Who was this bishop who said Jesus was prejudiced, didn’t know who he was well into his ministry, and that he could be an idol, i.e., a false god? Karen Oliveto, bishop for the Mountain Sky Area. Now, can you name the bishop who admonished her for teaching that Jesus can be a false god? You can’t because none of those charged with guarding our doctrine condemned or corrected her heretical teaching about our Lord Jesus.
Name the UM bishop who wrote the following about General Conference 2019: “We prayed for openness to different points of view, unity, communion, gracious listening, holy conferencing, empathetic feelings, and generosity of spirt. It didn’t work. At some point I shifted my own prayers to, ‘Lord, please melt the hardened hearts and smite everyone who intends to vote against the One Church Plan.’” The One Church plan allowed every pastor to determine if he or she would marry gay couples and it permitted every annual conference to determine whether to ordain practicing gay persons. If you disagreed with that policy, this bishop believes you have a hardened heart. The difference, in his mind, is not that you hold to 2000 years of Christian teaching and to what the Bible very clearly seems to state. The problem is not simply a disagreement among good people. The problem is your bad heart, and this bishop prayed for God to smite people like you.
Who was this bishop? Will Willimon, one of our most read and most influential bishops for the past twenty years. Can you name the bishop who called on him to rethink how he framed this message or soften his thoughts about literally millions of good United Methodists who love Jesus, attend church, go on mission trips, and care for the poor in their communities? Of course, you can’t because none did.
Which bishop stated it wasn’t your heart but your head that needed fixing if you disagreed with liberalizing the church’s position on sexual ethics? After stating that persons with a traditional sexual ethic were guilty of homophobia, this bishop went on to state that traditionalists possess an “inability to incorporate the value of reason in their thinking.” You’re simply lacking mentally if you agree with the historic Christian Church and you disagree with him. Which bishop made this statement? Robert Hoshibata, the recently retired bishop of the Phoenix Area.
Can you name which bishop challenged him that our episcopal leaders really shouldn’t call our members mentally defective? No, you can’t, and you can’t because – well, you know why.
Can you name the bishop who demeaned an entire continent of faithful United Methodists? After what this bishop viewed as a disappointing General Conference, she wrote: “Delegates from Africa once again proclaimed that their anti-homosexual stand was what U.S. missionaries taught them. I sat there wondering when our African delegates will grow up. It has been 200 years since U.S. Methodist missionaries began their work of evangelization on the continent of Africa; long enough for African Methodists to do their own thinking about this concern and others.” Disagree with what this first-world bishop believes, and you are juvenile in your thinking. You need to grow up. The world has moved on past what you were taught, past what the Bible states. You need to get with it and believe what post-modern western bishops and pastors believe. Who was this bishop? Minerva Carcaño, bishop over the California-Nevada Annual Conference.
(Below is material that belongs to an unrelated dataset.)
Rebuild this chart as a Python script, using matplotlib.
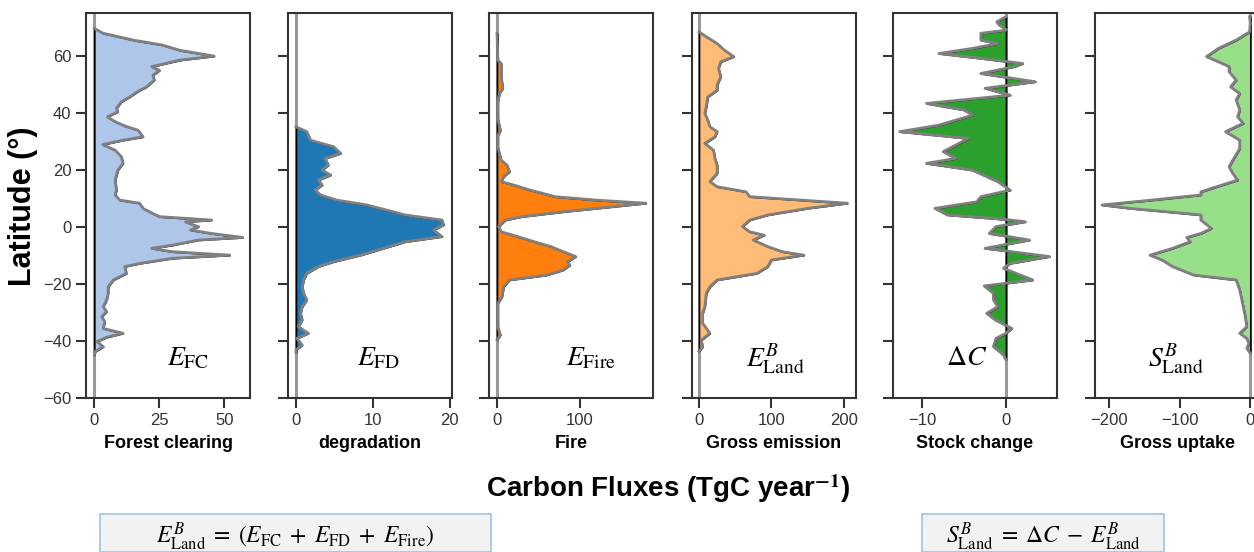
import matplotlib
matplotlib.use("Agg")
import matplotlib.pyplot as plt
from matplotlib.patches import Rectangle

plt.rcParams['font.family'] = ['Liberation Sans', 'DejaVu Sans']
plt.rcParams['mathtext.fontset'] = 'stix'

# ---------------- data ----------------
lat_fc = [69.7, 68, 65.6, 63.9, 62, 60, 58.6, 56.3, 55, 53.3, 51.6, 49.2, 48, 45.7, 44, 41.7, 40.5,
          38.7, 37, 35.5, 34, 31.7, 30.5, 29, 27, 24.7, 22.4, 20, 16.5, 13, 11.3, 9.5, 8.4, 6.6, 4.8,
          3.7, 2.5, 1.9, 0.8, 0.2, -1, -2.2, -3.6, -4.5, -6.3, -7.4, -8.6, -9.8, -10.9, -12.7, -13.8,
          -16.2, -18.5, -20.9, -23.2, -25.5, -27.9, -29.6, -31.4, -33.1, -35.5, -37.2, -38.6, -40.1,
          -41.9, -43.6, -44.8]
forest_clearing = [0, 3.4, 15, 26, 33, 46, 33, 22, 25, 22.5, 23, 20, 17.4, 13.6, 10.4, 8.5, 9,
                   5, 8, 11.7, 16.8, 18.7, 11, 3.2, 8, 10.4, 11, 9, 8, 8.5, 8, 9.8, 17.4, 18.7, 22.5,
                   25, 45, 35, 38, 40, 37, 45, 57, 40, 30, 22, 30, 52, 30, 17.4, 11.7,
                   12.3, 7.3, 5.3, 5.3, 4.7, 3.4, 4.7, 2.8, 4, 3.4, 11, 4.7, 1,
                   3.4, 0.3, 0]

lat_fd = [35.2, 33.5, 30.5, 28.2, 25.9, 24.1, 21.8, 20, 18.3, 16.5, 14.8, 13, 11.3, 9.5, 7.8, 6,
          4.3, 2.5, 0.8, -1, -3.3, -5.1, -7.4, -9.8, -12.1, -13.8, -16.2, -18.5, -20.9, -23.2,
          -25.5, -27.9, -30.2, -32.5, -34.9, -37.2, -39, -41.3, -43, -44]
degradation = [0, 1.4, 1.9, 4.9, 5.8, 3.8, 4.2, 3.4, 4.5, 2.9, 3.4, 2.5, 3.2, 5.3, 9.2, 11.8,
               14.2, 19, 19.2, 17.9, 19, 14.2, 11.4, 8.4, 4.9, 2.9, 1.4, 1, 0.8, 1,
               1.4, 0.8, 0.6, 0.8, 0.3, 1.6, 0.1, 0.8, 0, 0]

lat_fire = [68, 58.5, 57.4, 55, 52.8, 48.7, 47, 44, 38, 34, 32, 28, 23.5, 21.8, 19.5, 17.7, 16,
            14.8, 13, 11.9, 10.7, 9.5, 8.4, 7.2, 5.4, 3.7, 2.5, 0.2, -1.6, -3.3, -5.1, -6.8, -8,
            -10.3, -12.1, -13.3, -15, -16.8, -18.5, -20.9, -24.3, -26.7, -30, -35, -37.8, -39.5]
fire = [0, 1, 5, 5, 5, 7, 3, 1, 1, 4, 1, 1, 5, 12, 15, 8, 5,
        20, 40, 55, 70, 120, 180, 140, 80, 30, 10, 2, 5, 25, 45, 65, 75,
        95, 85, 88, 80, 60, 15, 8, 6, 1, 1, 1, 4, 0]

lat_ge = [68.5, 66.8, 64.4, 62.1, 59.8, 58, 55.7, 52.8, 49.8, 48, 45.7, 42.2, 39.9, 37.6, 35.2,
          33.5, 31.7, 29.4, 27, 24.1, 21.8, 18.9, 16, 14.2, 12.4, 10.7, 8.4, 6.6, 4.3, 2.5, 0.2,
          -1.6, -2.8, -4.5, -6.8, -8.6, -9.8, -11.5, -13.8, -16.2, -18.5, -20.9, -23.2, -27.9,
          -30.2, -33.7, -37.2, -39.6, -41.9, -43.5]
gross_emission = [0, 10, 25, 35, 48, 30, 27, 30, 25, 25, 12, 10, 8, 12, 15,
                  25, 22, 8, 20, 22, 25, 25, 15, 25, 65, 70, 205, 150, 95, 70, 60,
                  70, 90, 75, 95, 115, 145, 100, 95, 80, 25, 15, 10, 8,
                  5, 5, 15, 3, 5, 0]

lat_sc = [73.8, 72, 70.9, 69.1, 68, 65.6, 64.4, 62.7, 60.9, 59.2, 57.4, 56.3, 53.9, 51, 48.7,
          46.3, 43.4, 41.1, 39.3, 35.8, 33.5, 31.1, 28.8, 26.5, 24.1, 22.4, 20, 16, 13, 10.7,
          8.9, 6.6, 4.3, 2.7, 1.9, 0.2, -2.2, -4.5, -7.4, -10.3, -12.7, -14.4, -18.5, -20.6,
          -23.2, -25.5, -27.9, -30.2, -32.5, -35.5, -37.2, -39, -41.9, -44.8, -46.5]
stock_change = [0, -1.1, -0.8, 0.1, -3, -3, -1, -4, -8, -3, 2, 1, -3, 3.5, -2.5,
                0.5, -9.5, -5, -4, -8, -12.7, -4.5, -6, -7.5, -6, -9.5, -4, -1, 0.5, -3,
                -3.5, -8.5, -7, 0, 2.3, -1.2, -2, 2.8, -2.5, 5.2, 0.5, -0.3, 3.2, -2.6,
                -1.5, -1.5, -1, -2.3, -1.3, 0.7, 0, -1.2, -1.5, -0.3, 0]

lat_gu = [73.8, 71.5, 68.5, 65.6, 62.7, 59.8, 58, 56.3, 54.5, 51.6, 49.2, 46.9, 44.6, 41.1, 38.7,
          36.4, 33.5, 30.5, 27.6, 24.7, 21.2, 18.9, 16.5, 14.8, 12.4, 11.3, 9.5, 7.8, 6.6, 4.3,
          2.5, -0.4, -2.2, -3.6, -5.1, -7.4, -9.8, -11.5, -13.8, -16.8, -18.5, -22, -25.5,
          -30.2, -34.9, -37.2, -39, -40.8, -42.5, -44.2]
gross_uptake = [-1, 0, -1, -20, -45, -62, -45, -30, -30, -20, -28, -15, -20, -15, -18,
                -10, -35, -15, -15, -22, -30, -25, -18, -40, -70, -70, -140, -210, -170, -70,
                -70, -55, -70, -90, -85, -110, -142, -125, -110, -80, -20, -15, -12,
                -8, -5, -15, -5, -2, -5, 0]

panel_lats = [lat_fc, lat_fd, lat_fire, lat_ge, lat_sc, lat_gu]
panel_vals = [forest_clearing, degradation, fire, gross_emission, stock_change, gross_uptake]
panel_xlabels = ['Forest clearing', 'degradation', 'Fire', 'Gross emission', 'Stock change', 'Gross uptake']
panel_symbols = [r'$E_{\mathrm{FC}}$', r'$E_{\mathrm{FD}}$', r'$E_{\mathrm{Fire}}$',
                 r'$E_{\mathrm{Land}}^{B}$', r'$\Delta C$', r'$S_{\mathrm{Land}}^{B}$']
panel_colors = ['#aec7e8', '#1f77b4', '#ff7f0e', '#ffbb78', '#2ca02c', '#98df8a']
panel_xlims = [(-3.2, 59.8), (-1.04, 20.3), (-9.7, 188.6), (-9.7, 217), (-13.5, 6.1), (-219.8, 12.3)]
panel_xticks = [[0, 25, 50], [0, 10, 20], [0, 100], [0, 100, 200], [-10, 0], [-200, -100, 0]]
yticks = [-60, -40, -20, 0, 20, 40, 60]

# ---------------- layout ----------------
W, H = 1254, 552
fig = plt.figure(figsize=(W / 100, H / 100), dpi=100)
lefts_px = [86, 288, 489, 692, 893, 1095]
panel_w = 164
top_px, bot_px = 13.3, 398.3
sym_x = [0.62, 0.55, 0.62, 0.51, 0.45, 0.49]
spine_c = '#333333'

for i in range(6):
    ax = fig.add_axes([lefts_px[i] / W, 1 - bot_px / H, panel_w / W, (bot_px - top_px) / H])
    ax.axvline(0, color='#999999', lw=2.2, zorder=1)
    ax.fill_betweenx(panel_lats[i], 0, panel_vals[i], facecolor=panel_colors[i],
                     edgecolor='black', linewidth=1.2, zorder=2)
    ax.plot(panel_vals[i], panel_lats[i], color='#808080', lw=2, zorder=3)
    ax.set_xlim(*panel_xlims[i])
    ax.set_ylim(-60, 75)
    ax.set_xticks(panel_xticks[i])
    ax.set_xticklabels([str(t).replace('-', '\u2212') for t in panel_xticks[i]])
    ax.set_yticks(yticks)
    if i == 0:
        ax.set_yticklabels([str(t).replace('-', '\u2212') for t in yticks])
        ax.set_ylabel('Latitude (°)', fontsize=22, fontweight='bold')
        ax.yaxis.set_label_coords(-48 / panel_w, 0.5)
    else:
        ax.set_yticklabels([])
    ax.tick_params(axis='both', direction='out', length=7, width=1.5, colors=spine_c,
                   labelsize=12, labelcolor='#333333', pad=3.5)
    for s in ax.spines.values():
        s.set_color(spine_c)
        s.set_linewidth(1.5)
    ax.set_xlabel(panel_xlabels[i], fontsize=13, fontweight='bold', labelpad=5)
    ax.text(sym_x[i], 0.104, panel_symbols[i], transform=ax.transAxes, fontsize=20,
            ha='center', va='center')

fig.text(668 / W, 1 - 489 / H, 'Carbon Fluxes (TgC year$^{\\mathbf{-1}}$)', fontsize=20,
         fontweight='bold', ha='center', va='center')

# formula boxes
for (x0, x1, txt, xc) in [(100, 491, r'$E_{\mathrm{Land}}^{B}\;=\;(E_{\mathrm{FC}}\;+\;E_{\mathrm{FD}}\;+\;E_{\mathrm{Fire}})$', 295),
                          (922, 1164, r'$S_{\mathrm{Land}}^{B}\;=\;\Delta C\;-\;E_{\mathrm{Land}}^{B}$', 1043)]:
    rect = Rectangle((x0 / W, 0), (x1 - x0) / W, (H - 514) / H, transform=fig.transFigure,
                     facecolor='#f2f2f2', edgecolor='#9fc1e6', linewidth=1.2)
    fig.patches.append(rect)
    fig.text(xc / W, 1 - 537 / H, txt, fontsize=17, ha='center', va='center')

fig.savefig('out.png', dpi=100)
Certainly, something that could be seen as colonialist or even racist would be condemned in a public statement by other bishops. Can you name just one who called upon Carcaño to retract her statement that was terribly unfair and hurtful to our African sisters and brothers? I’ll answer that for you. No, you can’t.
Which bishop was recently quoted in a newspaper article as saying, “And while I believe in our traditional, orthodox faith that’s rooted in the scriptures, I have also always believed that we have to adapt our doctrine and our scriptures to changing life circumstances that people have.” I mean if enough people are experiencing something or if circumstances today are different than they were when the Bible was written, that’s a pretty good reason to adapt our scriptures from what they originally stated and meant, right? We should keep up with the times and let human experience override what has been given to us in the Bible. I mean which would you trust – an old book written by people who don’t know nearly as much as we do or the ever-changing experiences and circumstances of fallen, sinful human beings?
Who made this statement? Ken Carter, the episcopal leader for the Florida and Western North Carolina Annual Conferences, and the president of the Council of Bishops from 2018-2020. And which bishop spoke out against – well, by now you know the next question and you know the answer.
If you have been told that you can “#stayumc” and your traditional views will be respected, you need to hear what our bishops really believe about you and your beliefs. Not what they say when they’re trying to keep your church and your people and your money in the UM Church. But what they say when they are being honest. These bishops who are to provide vision for the church, guard our doctrines, and determine who your next pastor will be, they have told you what they think. Disagree with a liberalized sexual ethic and you have a bad heart, you possess a weak mind, and you need to grow up. If you believe Jesus was not a hunk of clay working out his bigotries and coming to grips with his own identity, you might be guilty of idolatry. And at least one UM bishop has been honest enough to state that he has prayed that God might smite people like you. And all the rest remained silent when these things were said. If you believe these bishops and others elected to replace retiring traditionalist bishops will never send a liberal pastor to your church to “help” you become “a real Methodist church,” you have much more faith than I do.
Welcome to the post-separation UM Church. If you have ears to hear, it’s not hard to perceive where it’s headed and just how welcome you and your traditional beliefs will be.
Rob Renfroe is a United Methodist clergyperson and the president of Good News.